I didn’t cherry pick this particular issue with RNP’s API. It’s just an issue that I’ve been thinking about recently. While reimplementing RNP’s API to create an alternative OpenPGP backend for Thunderbird, we encountered many similar issues.
Conclusion
The mistakes that the RNP developers have made are understandable and forgivable. OpenPGP, like many other protocols, is complicated. But, we can’t significantly simplify it if we want to keep its flexible and robust PKI, and not just have a file encryption tool.
Nevertheless, RNP’s API is dangerous. And, Thunderbird is used in security-critical contexts. In an interview in 2017, Michal ‘Rysiek’ Wozniak from the Organized Crime and Corruption Reporting Project (OCCRP) made clear that lives are on the line:
I do strongly believe that had we not been using GnuPG all of this time, many of our sources and many of our journalists, would be in danger or in jail.

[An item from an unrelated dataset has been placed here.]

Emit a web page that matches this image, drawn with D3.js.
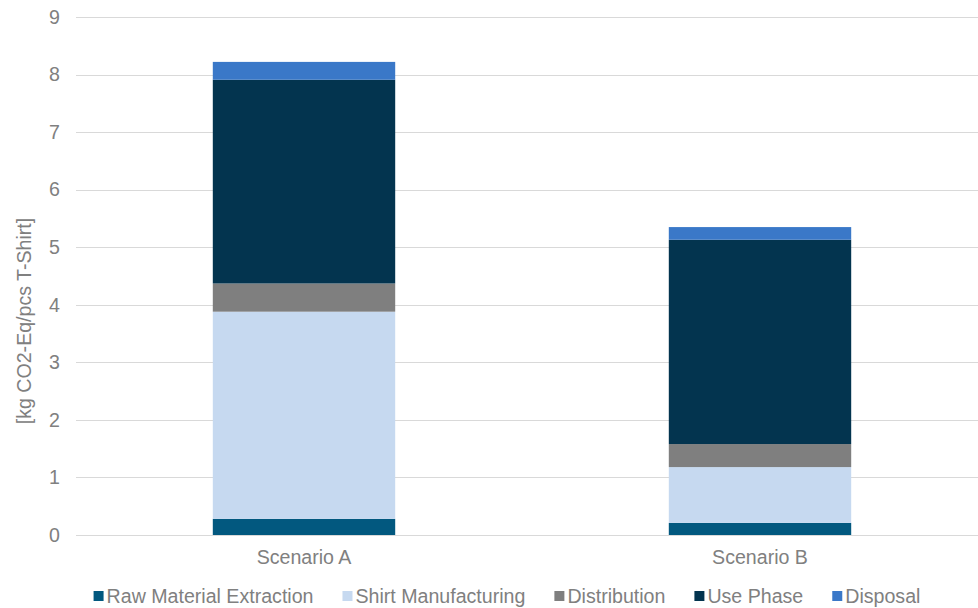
<!DOCTYPE html>
<html>
<head>
<meta charset="utf-8">
<script src="https://cdn.jsdelivr.net/npm/d3@7"></script>
<style>
  body { margin: 0; background: #fff; }
  text { font-family: "Liberation Sans", Arial, sans-serif; fill: #808080; }
</style>
</head>
<body>
<svg id="chart" width="978" height="608"></svg>
<script>
// data
var scenarios = ["Scenario A", "Scenario B"];
var stages = ["Raw Material Extraction", "Shirt Manufacturing", "Distribution", "Use Phase", "Disposal"];
var rawMaterial = [0.28, 0.21];
var shirtManufacturing = [3.60, 0.97];
var distribution = [0.49, 0.40];
var usePhase = [3.54, 3.55];
var disposal = [0.31, 0.22];
var yTicks = [0, 1, 2, 3, 4, 5, 6, 7, 8, 9];
var colors = ["#02587f", "#c6d9f0", "#7f7f7f", "#03344f", "#3a78c8"];

var fontSize = "19.6px";

var svg = d3.select("#chart")
    , margin = {top: 17, right: -10, bottom: 73, left: 76}
    , width = +svg.attr("width") - margin.left - margin.right
    , height = +svg.attr("height") - margin.top - margin.bottom
    , g = svg.append("g").attr("transform", "translate(" + margin.left + "," + margin.top + ")");

var series = [rawMaterial, shirtManufacturing, distribution, usePhase, disposal];
var table = scenarios.map(function(s, i) {
    var row = {scenario: s};
    stages.forEach(function(k, j) { row[k] = series[j][i]; });
    return row;
});
var stack = d3.stack().keys(stages)(table);

var x = d3.scaleBand().domain(scenarios).range([0, width]).paddingInner(0.6).paddingOuter(0.3);
var y = d3.scaleLinear().domain([0, 9]).range([height, 0]);

// gridlines
g.append("g")
    .selectAll("line")
    .data(yTicks)
    .enter().append("line")
    .attr("x1", 0).attr("x2", width)
    .attr("y1", function(d) { return Math.round(y(d)) + 0.5; })
    .attr("y2", function(d) { return Math.round(y(d)) + 0.5; })
    .attr("stroke", "#d9d9d9")
    .attr("stroke-width", 1);

// y axis labels
var yAxis = g.append("g")
    .call(d3.axisLeft(y).tickValues(yTicks).tickSize(0).tickPadding(16));
yAxis.select(".domain").remove();
yAxis.selectAll("text")
    .attr("font-size", fontSize)
    .attr("font-family", "Liberation Sans, Arial, sans-serif")
    .attr("fill", "#808080");

// bars
g.append("g")
    .selectAll("g")
    .data(stack)
    .enter().append("g")
    .attr("fill", function(d, i) { return colors[i]; })
    .selectAll("rect")
    .data(function(d) { return d; })
    .enter().append("rect")
    .attr("x", function(d) { return x(d.data.scenario); })
    .attr("width", x.bandwidth())
    .attr("y", function(d) { return y(d[1]); })
    .attr("height", function(d) { return y(d[0]) - y(d[1]); });

// x axis labels
var xAxis = g.append("g")
    .attr("transform", "translate(0," + height + ")")
    .call(d3.axisBottom(x).tickSize(0).tickPadding(15));
xAxis.select(".domain").remove();
xAxis.selectAll("text")
    .attr("font-size", fontSize)
    .attr("font-family", "Liberation Sans, Arial, sans-serif")
    .attr("fill", "#808080");

// y axis title
svg.append("text")
    .attr("transform", "translate(31,321) rotate(-90)")
    .attr("text-anchor", "middle")
    .attr("font-size", fontSize)
    .text("[kg CO2-Eq/pcs T-Shirt]");

// legend
var legend = svg.append("g").attr("transform", "translate(0,596)");
var items = legend.selectAll("g")
    .data(stages)
    .enter().append("g");
items.append("rect")
    .attr("width", 10).attr("height", 10)
    .attr("y", -5)
    .attr("fill", function(d, i) { return colors[i]; });
items.append("text")
    .attr("x", 13)
    .attr("dy", "0.35em")
    .attr("font-size", fontSize)
    .text(function(d) { return d; });

var gap = 29, pos = [], total = 0;
items.each(function() {
    var w = 13 + this.querySelector("text").getComputedTextLength();
    pos.push(total);
    total += w + gap;
});
total -= gap;
var start = 507 - total / 2;
items.attr("transform", function(d, i) { return "translate(" + (start + pos[i]) + ",0)"; });
</script>
</body>
</html>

Interview with Michal ‘Rysiek’ Wozniak, Organized Crime and Corruption Reporting Project
What are the consequences for Thunderbird? I see three options. First, Thunderbird could switch back to Enigmail. One might think that porting Enigmail to Thunderbird 78 would be hard, but I’ve heard from multiple Thunderbird developers that that this would technically be feasible with manageable efforts. But, one of the reasons that Thunderbird wanted to switch away from Enigmail is the huge amount of time the Enigmail developers spent helping users correctly install and configure GnuPG. So, this way is not ideal.

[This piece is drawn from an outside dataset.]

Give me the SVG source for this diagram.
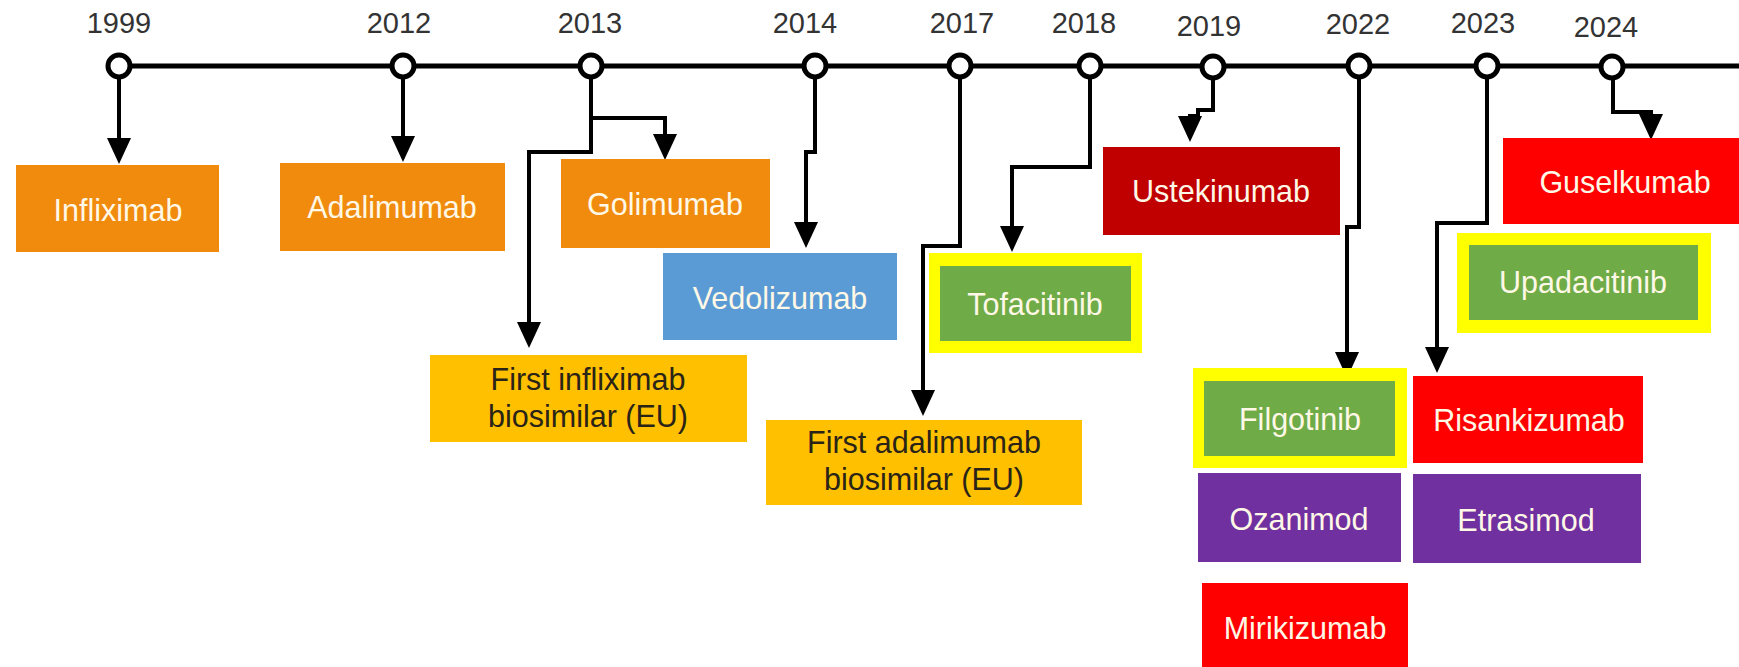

Second, Thunderbird could switch to a different OpenPGP
implementation. These days, there are a bunch to choose from.
Personally, I think that Thunderbird should switch to Sequoia. Of
course, I work on Sequoia, so I’m biased. But, it’s not somehow about
money: I’m paid by a foundation, and on the open market I would
probably earn twice as much as I’m earning now. For me, it’s about
protecting the users. But, beyond Sequoia’s API and implementation
advantages, it has another advantage for Thunderbird: we already did
the implementation work. A few weeks ago, we released the Octopus,
an alternative OpenPGP backend for Thunderbird. It not only has
feature parity with RNP, but includes a number of oft requested
features like gpg
integration, some security fixes, and a number of
non-functional improvements.
Third, Thunderbird could get out of the OpenPGP business. I don’t want this solution. But, as I’ve said several times, I’m worried about the safety of some of Thunderbird’s most vulnerable users, and I think not providing any OpenPGP support might be safer than the status quo.